Observability
Observability means you can understand what the system is doing from its outputs. Three pillars: logs, metrics, traces.
14.1 Logging
Structured logging
JSON format, not plain text. Include key fields in every log entry:
- timestamp, level, service, trace_id, request_id
- method, path, status, duration_ms
- user_id (where relevant)
Example:
{"ts":"2026-03-25T12:00:00Z","level":"info","service":"user-api","trace_id":"abc123",
"request_id":"req-456","method":"POST","path":"/users","status":201,"duration_ms":45}
Log levels
- DEBUG: detailed dev info (disabled in production).
- INFO: normal operations.
- WARNING: unexpected but handled (e.g. retried request).
- ERROR: failure needing attention.
- CRITICAL: system-level failure.
Sensitive data
Never log passwords, tokens, credit cards, PII. Mask: email: u***@example.com.
14.2 Metrics (RED method)
Track per service: - Rate: requests per second. - Error rate: % of requests returning 5xx. - Duration: p50, p95, p99 latency.
Also track: - Active connections (WebSocket servers, DB pool usage). - Queue depth (backpressure signal). - Business metrics: orders/min, signups/hour.
Tools: Prometheus + Grafana (open-source), Datadog (SaaS), CloudWatch (AWS).
14.3 Distributed Tracing
One user request may go through 5 services. A trace connects all of them.
- Each request gets a unique
trace_idat the edge. - Each service adds a span (operation name, start time, duration, status).
- Spans form a tree. Parent span = full request. Child spans = individual operations.
- Propagate trace context via HTTP headers (
traceparent, W3C standard).
Tools: Jaeger, Zipkin, Tempo (open-source), Datadog APM (SaaS).

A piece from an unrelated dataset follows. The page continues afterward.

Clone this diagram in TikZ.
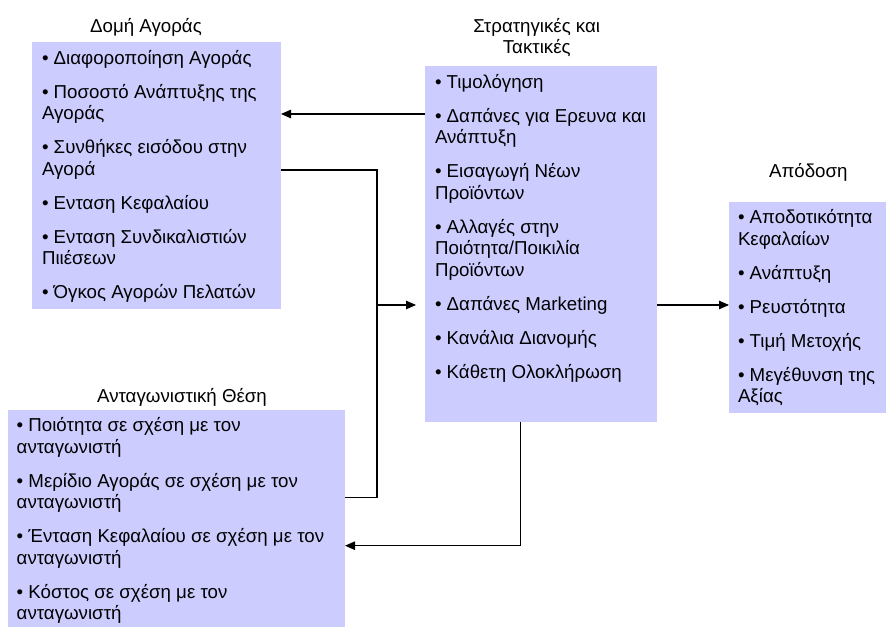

Standard SDK: OpenTelemetry (vendor-neutral, use for all new projects).
14.4 Edge Observability
Observe the edge layer specifically:
API Gateway metrics
- Request count per route.
- Error rate per route.
- Authentication failure rate.
- Rate limit triggers.
Load Balancer metrics
- Healthy vs. unhealthy backend count.
- Connections per backend.
- Request distribution evenness.
- Backend response time (not just LB response time).